* Problem statement *
Transcribe the full listing exactly, and drop every picture.

* Material *
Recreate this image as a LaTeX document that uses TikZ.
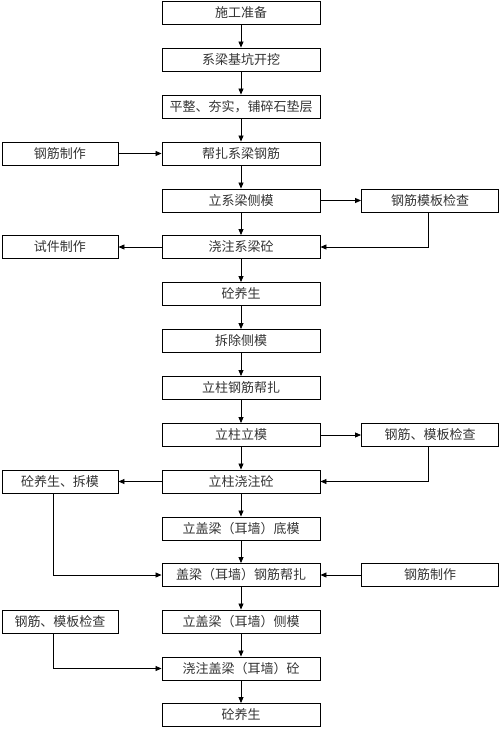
\documentclass[tikz,border=0pt]{standalone}
\usepackage{fontspec}
\setmainfont{Noto Sans CJK SC}
\usetikzlibrary{arrows.meta, positioning}

\begin{document}
\begin{tikzpicture}[x=1pt, y=-1pt,
    step box/.style={draw, line width=0.9pt, rectangle, minimum width=158pt, minimum height=23pt, inner sep=1pt, align=center, font=\fontsize{13}{15}\selectfont, text=black!80},
    left box/.style={step box, minimum width=116pt},
    right box/.style={step box, minimum width=137pt},
    arrow/.style={-{Triangle[length=6pt, width=5pt]}, line width=0.8pt}
]
    \useasboundingbox (0,0) rectangle (500,729);

    % main column
    \node[step box] (prep) at (241,12.5) {施工准备};
    \node[step box] (dig) at (241,59.5) {系梁基坑开挖};
    \node[step box] (level) at (241,106.5) {平整、夯实，铺碎石垫层};
    \node[step box] (tiebeam) at (241,153.5) {帮扎系梁钢筋};
    \node[step box] (beammold) at (241,200.5) {立系梁侧模};
    \node[step box] (beampour) at (241,247) {浇注系梁砼};
    \node[step box] (cureA) at (241,294) {砼养生};
    \node[step box] (strip) at (241,341) {拆除侧模};
    \node[step box] (coltie) at (241,388) {立柱钢筋帮扎};
    \node[step box] (colmold) at (241,435) {立柱立模};
    \node[step box] (colpour) at (241,481.5) {立柱浇注砼};
    \node[step box] (capbase) at (241,528.5) {立盖梁（耳墙）底模};
    \node[step box] (captie) at (241,575) {盖梁（耳墙）钢筋帮扎};
    \node[step box] (capmold) at (241,621.5) {立盖梁（耳墙）侧模};
    \node[step box] (cappour) at (241,668.5) {浇注盖梁（耳墙）砼};
    \node[step box] (cureB) at (241,715) {砼养生};

    % side boxes
    \node[left box] (rebarA) at (60,153.5) {钢筋制作};
    \node[right box] (checkA) at (430,200.5) {钢筋模板检查};
    \node[left box] (sample) at (60,247) {试件制作};
    \node[right box] (checkB) at (430,435) {钢筋、模板检查};
    \node[left box] (cureC) at (60,481.5) {砼养生、拆模};
    \node[right box] (rebarB) at (430,575) {钢筋制作};
    \node[left box] (checkC) at (60,621.5) {钢筋、模板检查};

    % main flow
    \draw[arrow] (prep) -- (dig);
    \draw[arrow] (dig) -- (level);
    \draw[arrow] (level) -- (tiebeam);
    \draw[arrow] (tiebeam) -- (beammold);
    \draw[arrow] (beammold) -- (beampour);
    \draw[arrow] (beampour) -- (cureA);
    \draw[arrow] (cureA) -- (strip);
    \draw[arrow] (strip) -- (coltie);
    \draw[arrow] (coltie) -- (colmold);
    \draw[arrow] (colmold) -- (colpour);
    \draw[arrow] (colpour) -- (capbase);
    \draw[arrow] (capbase) -- (captie);
    \draw[arrow] (captie) -- (capmold);
    \draw[arrow] (capmold) -- (cappour);
    \draw[arrow] (cappour) -- (cureB);

    % side links
    \draw[arrow] (rebarA) -- (tiebeam);
    \draw[arrow] (beammold) -- (checkA);
    \draw[arrow] ([xshift=-2pt]checkA.south) |- (beampour.east);
    \draw[arrow] (beampour) -- (sample);
    \draw[arrow] (colmold) -- (checkB);
    \draw[arrow] ([xshift=-2pt]checkB.south) |- (colpour.east);
    \draw[arrow] (colpour) -- (cureC);
    \draw[arrow] ([xshift=-7pt]cureC.south) |- (captie.west);
    \draw[arrow] (rebarB) -- (captie);
    \draw[arrow] ([xshift=-7pt]checkC.south) |- (cappour.west);
\end{tikzpicture}
\end{document}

* Solved exercise *
Recreate this image as a LaTeX document that uses TikZ.
\documentclass[tikz,border=0pt]{standalone}
\usepackage{fontspec}
\setmainfont{Noto Sans CJK SC}
\usetikzlibrary{arrows.meta, positioning}

\begin{document}
\begin{tikzpicture}[x=1pt, y=-1pt,
    step box/.style={draw, line width=0.9pt, rectangle, minimum width=158pt, minimum height=23pt, inner sep=1pt, align=center, font=\fontsize{13}{15}\selectfont, text=black!80},
    left box/.style={step box, minimum width=116pt},
    right box/.style={step box, minimum width=137pt},
    arrow/.style={-{Triangle[length=6pt, width=5pt]}, line width=0.8pt}
]
    \useasboundingbox (0,0) rectangle (500,729);

    % main column
    \node[step box] (prep) at (241,12.5) {施工准备};
    \node[step box] (dig) at (241,59.5) {系梁基坑开挖};
    \node[step box] (level) at (241,106.5) {平整、夯实，铺碎石垫层};
    \node[step box] (tiebeam) at (241,153.5) {帮扎系梁钢筋};
    \node[step box] (beammold) at (241,200.5) {立系梁侧模};
    \node[step box] (beampour) at (241,247) {浇注系梁砼};
    \node[step box] (cureA) at (241,294) {砼养生};
    \node[step box] (strip) at (241,341) {拆除侧模};
    \node[step box] (coltie) at (241,388) {立柱钢筋帮扎};
    \node[step box] (colmold) at (241,435) {立柱立模};
    \node[step box] (colpour) at (241,481.5) {立柱浇注砼};
    \node[step box] (capbase) at (241,528.5) {立盖梁（耳墙）底模};
    \node[step box] (captie) at (241,575) {盖梁（耳墙）钢筋帮扎};
    \node[step box] (capmold) at (241,621.5) {立盖梁（耳墙）侧模};
    \node[step box] (cappour) at (241,668.5) {浇注盖梁（耳墙）砼};
    \node[step box] (cureB) at (241,715) {砼养生};

    % side boxes
    \node[left box] (rebarA) at (60,153.5) {钢筋制作};
    \node[right box] (checkA) at (430,200.5) {钢筋模板检查};
    \node[left box] (sample) at (60,247) {试件制作};
    \node[right box] (checkB) at (430,435) {钢筋、模板检查};
    \node[left box] (cureC) at (60,481.5) {砼养生、拆模};
    \node[right box] (rebarB) at (430,575) {钢筋制作};
    \node[left box] (checkC) at (60,621.5) {钢筋、模板检查};

    % main flow
    \draw[arrow] (prep) -- (dig);
    \draw[arrow] (dig) -- (level);
    \draw[arrow] (level) -- (tiebeam);
    \draw[arrow] (tiebeam) -- (beammold);
    \draw[arrow] (beammold) -- (beampour);
    \draw[arrow] (beampour) -- (cureA);
    \draw[arrow] (cureA) -- (strip);
    \draw[arrow] (strip) -- (coltie);
    \draw[arrow] (coltie) -- (colmold);
    \draw[arrow] (colmold) -- (colpour);
    \draw[arrow] (colpour) -- (capbase);
    \draw[arrow] (capbase) -- (captie);
    \draw[arrow] (captie) -- (capmold);
    \draw[arrow] (capmold) -- (cappour);
    \draw[arrow] (cappour) -- (cureB);

    % side links
    \draw[arrow] (rebarA) -- (tiebeam);
    \draw[arrow] (beammold) -- (checkA);
    \draw[arrow] ([xshift=-2pt]checkA.south) |- (beampour.east);
    \draw[arrow] (beampour) -- (sample);
    \draw[arrow] (colmold) -- (checkB);
    \draw[arrow] ([xshift=-2pt]checkB.south) |- (colpour.east);
    \draw[arrow] (colpour) -- (cureC);
    \draw[arrow] ([xshift=-7pt]cureC.south) |- (captie.west);
    \draw[arrow] (rebarB) -- (captie);
    \draw[arrow] ([xshift=-7pt]checkC.south) |- (cappour.west);
\end{tikzpicture}
\end{document}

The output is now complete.